“Sweet Bean Paste” is a subtle, moving exploration of redemption in an unforgiving society. The story is told from the perspective of Sentaro, a man whose dreams of becoming a writer were derailed by youthful folly and a spell in prison. Now, he works in a shop making and selling dorayaki, pancakes filled with sweet bean paste. Beyond working to pay off his debts to the shop owner, Sentaro has no hopes or ambitions. He drifts through his life halfheartedly baking and wholeheartedly drinking.
One spring, Tokue, an elderly woman with crippled hands, comes into the shop offering to teach Sentaro the secret of making delicious sweet bean paste. Tokue is also an outcast. As a child she contracted leprosy and was incarcerated in a leper community. Japan’s regressive laws concerning leprosy meant she spent her whole life in the community despite having been cured 40 years prior. The experience taught her patience and perspective, two things Sentaro lacks.

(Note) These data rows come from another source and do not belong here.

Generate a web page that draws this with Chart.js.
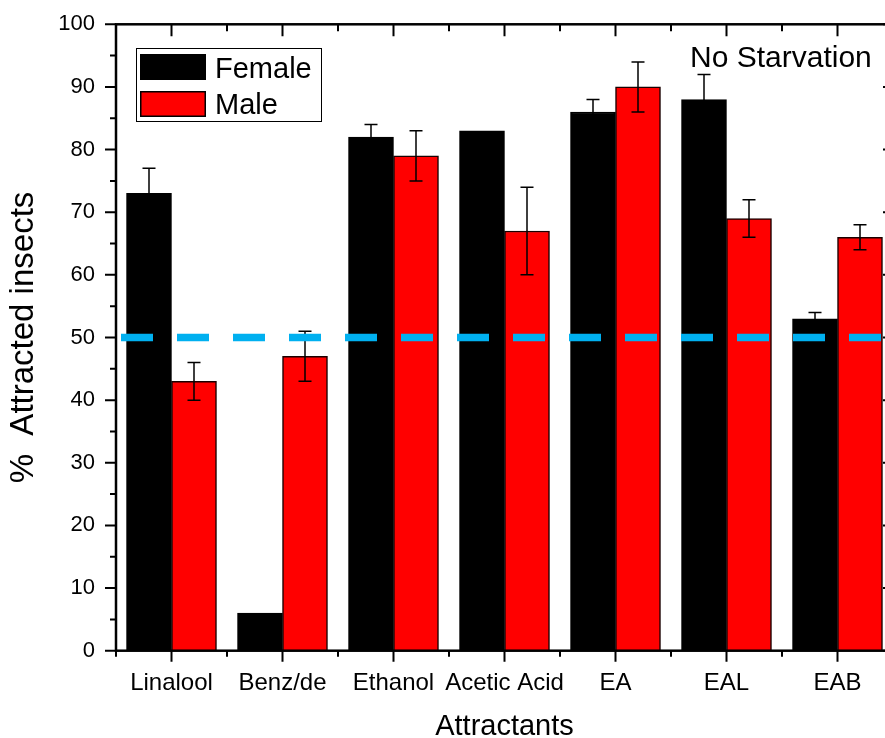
<!DOCTYPE html>
<html>
<head>
<meta charset="utf-8">
<script src="https://cdn.jsdelivr.net/npm/chart.js@4.4.1/dist/chart.umd.min.js"></script>
<style>
  html, body { margin: 0; padding: 0; overflow: hidden; background: #fff; }
  #wrap { width: 900px; height: 738px; }
</style>
</head>
<body>
<div id="wrap"><canvas id="chart" width="900" height="738"></canvas></div>
<script>
// Attraction of insects to each compound, by sex (percent, mean ± error)
const categories = ['Linalool', 'Benz/de', 'Ethanol', 'Acetic Acid', 'EA', 'EAL', 'EAB'];
const femaleValues = [73, 6, 82, 83, 86, 88, 53];
const femaleErrors = [4, 0, 2, 0, 2, 4, 1];
const maleValues = [43, 47, 79, 67, 90, 69, 66];
const maleErrors = [3, 4, 4, 7, 4, 3, 2];
const chanceLevel = 50;
const yTicks = [0, 10, 20, 30, 40, 50, 60, 70, 80, 90, 100];
const noteText = 'No Starvation';

const FONT = "'Liberation Sans', Arial, Helvetica, sans-serif";
Chart.defaults.font.family = FONT;
Chart.defaults.color = '#000';

const errorSets = [femaleErrors, maleErrors];

// Error bars drawn right after each bar dataset (so the dashed reference line stays on top)
const errorBarPlugin = {
  id: 'errorBars',
  afterDatasetDraw(chart, args) {
    const errs = errorSets[args.index];
    if (!errs) return;
    const ctx = chart.ctx;
    const yScale = chart.scales.y;
    const ds = chart.data.datasets[args.index];
    ctx.save();
    ctx.strokeStyle = '#000';
    ctx.lineWidth = 1.5;
    args.meta.data.forEach((el, i) => {
      const e = errs[i];
      if (!e) return;
      const v = ds.data[i].y;
      const yt = yScale.getPixelForValue(v + e);
      const yb = yScale.getPixelForValue(v - e);
      const x = el.x;
      ctx.beginPath();
      ctx.moveTo(x, yt); ctx.lineTo(x, yb);
      ctx.moveTo(x - 6.5, yt); ctx.lineTo(x + 6.5, yt);
      ctx.moveTo(x - 6.5, yb); ctx.lineTo(x + 6.5, yb);
      ctx.stroke();
    });
    ctx.restore();
  }
};

// Box frame with major/minor ticks, legend box and the corner note
const framePlugin = {
  id: 'frame',
  afterDraw(chart) {
    const ctx = chart.ctx;
    const xs = chart.scales.x, ys = chart.scales.y;
    const L = xs.left, R = xs.right, T = ys.top, B = ys.bottom;
    ctx.save();
    ctx.strokeStyle = '#000';
    ctx.lineCap = 'butt';

    ctx.lineWidth = 2;
    ctx.beginPath();
    for (let v = 0; v <= 100; v += 5) {
      const y = ys.getPixelForValue(v);
      const major = v % 10 === 0;
      ctx.moveTo(L, y); ctx.lineTo(L - (major ? 11 : 6), y);
      ctx.moveTo(R, y); ctx.lineTo(R - (major ? 10 : 6), y);
    }
    for (let k = -1; k <= 13; k++) {
      const v = k / 2;
      const x = xs.getPixelForValue(v);
      const major = k % 2 === 0;
      ctx.moveTo(x, B); ctx.lineTo(x, B + (major ? 11 : 6));
      ctx.moveTo(x, T); ctx.lineTo(x, T + (major ? 12 : 7));
    }
    ctx.stroke();

    ctx.lineWidth = 2.5;
    ctx.strokeRect(L, T, R - L, B - T);

    // legend
    const dsets = chart.data.datasets.filter(d => d.type !== 'line');
    ctx.lineWidth = 1;
    ctx.strokeRect(136.5, 48.5, 185, 73);
    ctx.font = '29px ' + FONT;
    ctx.textBaseline = 'alphabetic';
    ctx.textAlign = 'left';
    dsets.forEach((d, i) => {
      const top = 54 + i * 37;
      ctx.fillStyle = d.backgroundColor;
      ctx.fillRect(140, top, 66, 26);
      ctx.lineWidth = 1.5;
      ctx.strokeStyle = '#000';
      ctx.strokeRect(140.75, top + 0.75, 64.5, 24.5);
      ctx.fillStyle = '#000';
      ctx.fillText(d.label, 215, 78 + i * 36);
    });

    ctx.font = '30px ' + FONT;
    ctx.fillText(noteText, 690, 66.5);
    ctx.restore();
  }
};

const toPoints = arr => arr.map((v, i) => ({ x: i, y: v }));

new Chart(document.getElementById('chart'), {
  type: 'bar',
  data: {
    datasets: [
      {
        label: 'Female',
        data: toPoints(femaleValues),
        backgroundColor: '#000000',
        borderColor: '#000000',
        borderWidth: 1.5,
        barThickness: 45,
        order: 1
      },
      {
        label: 'Male',
        data: toPoints(maleValues),
        backgroundColor: '#ff0000',
        borderColor: '#1a0000',
        borderWidth: 1.5,
        barThickness: 45,
        order: 2
      },
      {
        type: 'line',
        label: 'chance',
        data: [{ x: -0.5, y: chanceLevel }, { x: 6.5, y: chanceLevel }],
        borderColor: '#00b0f0',
        borderWidth: 7.5,
        borderDash: [32, 24],
        borderDashOffset: -5,
        borderCapStyle: 'butt',
        pointRadius: 0,
        fill: false,
        order: 0
      }
    ]
  },
  options: {
    responsive: false,
    animation: false,
    events: [],
    layout: { padding: { top: 24.3, right: 7, left: 0, bottom: 0 } },
    plugins: { legend: { display: false }, tooltip: { enabled: false } },
    scales: {
      x: {
        type: 'linear',
        min: -0.5,
        max: 6.5,
        offset: false,
        afterBuildTicks: s => { s.ticks = categories.map((_, i) => ({ value: i })); },
        ticks: {
          callback: v => categories[v],
          font: { size: 24 },
          color: '#000',
          padding: 18,
          maxRotation: 0,
          autoSkip: false
        },
        grid: { display: false, drawTicks: false, tickLength: 0 },
        border: { display: false },
        title: {
          display: true,
          text: 'Attractants',
          font: { size: 29 },
          color: '#000',
          padding: { top: 0, bottom: -6.4 }
        },
        afterFit: s => {
          s.height = 87.3;
          s.paddingLeft = 0; s.paddingRight = 0;
        }
      },
      y: {
        min: 0,
        max: 100,
        afterBuildTicks: s => { s.ticks = yTicks.map(v => ({ value: v })); },
        ticks: { font: { size: 22 }, color: '#000', padding: 21 },
        grid: { display: false, drawTicks: false, tickLength: 0 },
        border: { display: false },
        title: {
          display: true,
          text: '%  Attracted insects',
          font: { size: 33 },
          color: '#000',
          padding: { top: 4.3, bottom: 0 }
        },
        afterFit: s => {
          s.width = 116;
          s.paddingTop = 0; s.paddingBottom = 0;
        }
      }
    }
  },
  plugins: [errorBarPlugin, framePlugin]
});
</script>
</body>
</html>
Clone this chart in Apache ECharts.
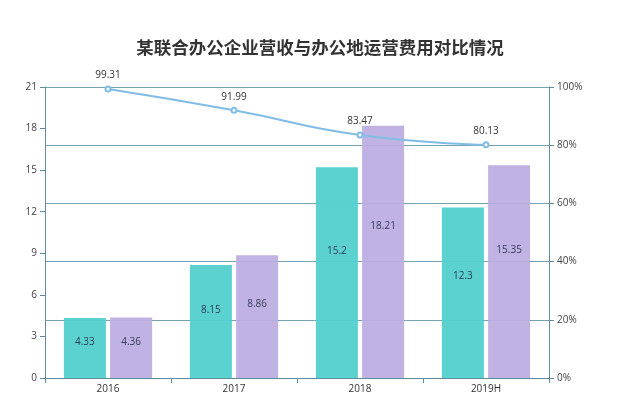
<!DOCTYPE html>
<html><head><meta charset="utf-8">
<script src="https://cdn.jsdelivr.net/npm/echarts@6/dist/echarts.min.js"></script>
<style>html,body{margin:0;padding:0;background:#fff}#c{width:640px;height:405px}</style>
</head><body><div id="c"></div>
<script>
const categories = ['2016', '2017', '2018', '2019H'];
const revenue = [4.33, 8.15, 15.2, 12.3];
const officeCost = [4.36, 8.86, 18.21, 15.35];
const ratio = [99.31, 91.99, 83.47, 80.13];

const axisColor = '#5e8e9c';
const chart = echarts.init(document.getElementById('c'));
const barLabel = {
  show: true, position: ['50%', '40%'], align: 'center', verticalAlign: 'middle',
  color: '#2b3552', fontSize: 10, fontFamily: 'Open Sans'
};
chart.setOption({
  animation: false,
  title: {
    text: '某联合办公企业营收与办公地运营费用对比情况', left: 'center', top: 34,
    textStyle: { fontSize: 17.5, fontWeight: 'bold', color: '#333', fontFamily: 'Noto Sans CJK SC' }
  },
  grid: { left: 45, right: 91, top: 87, bottom: 27 },
  xAxis: {
    type: 'category', data: categories,
    axisLine: { lineStyle: { color: axisColor } },
    axisTick: { show: true, lineStyle: { color: axisColor } },
    axisLabel: { color: '#333', fontSize: 10, fontFamily: 'Open Sans', margin: 6 }
  },
  yAxis: [
    {
      type: 'value', min: 0, max: 21, interval: 3,
      axisLine: { show: true, lineStyle: { color: axisColor } },
      axisTick: { show: true, lineStyle: { color: axisColor } },
      axisLabel: { color: '#444', fontSize: 10, fontFamily: 'Open Sans' },
      splitLine: { show: false }
    },
    {
      type: 'value', min: 0, max: 100, interval: 20,
      axisLine: { show: true, lineStyle: { color: axisColor } },
      axisTick: { show: true, lineStyle: { color: axisColor } },
      axisLabel: { color: '#444', fontSize: 10, fontFamily: 'Open Sans', formatter: '{value}%' },
      splitLine: { show: true, lineStyle: { color: '#76a2b2', width: 1 } }
    }
  ],
  series: [
    {
      type: 'bar', data: revenue, barWidth: 42, barGap: '10%',
      itemStyle: { color: '#52d0cd', opacity: 0.95 }, label: barLabel, z: 1
    },
    {
      type: 'bar', data: officeCost, barWidth: 42,
      itemStyle: { color: '#bdaee0', opacity: 0.95 }, label: barLabel, z: 1
    },
    {
      type: 'line', yAxisIndex: 1, data: ratio, smooth: true,
      symbol: 'emptyCircle', symbolSize: 5,
      lineStyle: { color: '#80bde6', width: 2 },
      itemStyle: { color: '#80bde6' },
      label: { show: true, position: 'top', color: '#333', fontSize: 10, fontFamily: 'Open Sans' },
      z: 5
    }
  ]
});
</script></body></html>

Sukegawa’s writing style, delicately translated by Alison Watts, is well-matched to the subject matter: a slow, muted movement that gently guides the reader, while leaving the unnecessary unsaid. It is a very Japanese book, centering around the belief that peace — if not happiness — can be found in the discipline of pursuing one thing toward perfection. It is an original twist on the “odd couple” genre, in which two unlikely companions find they have much to offer each other, and retains much of the humor that genre entails. A book with deceptive heft and lingering resonance.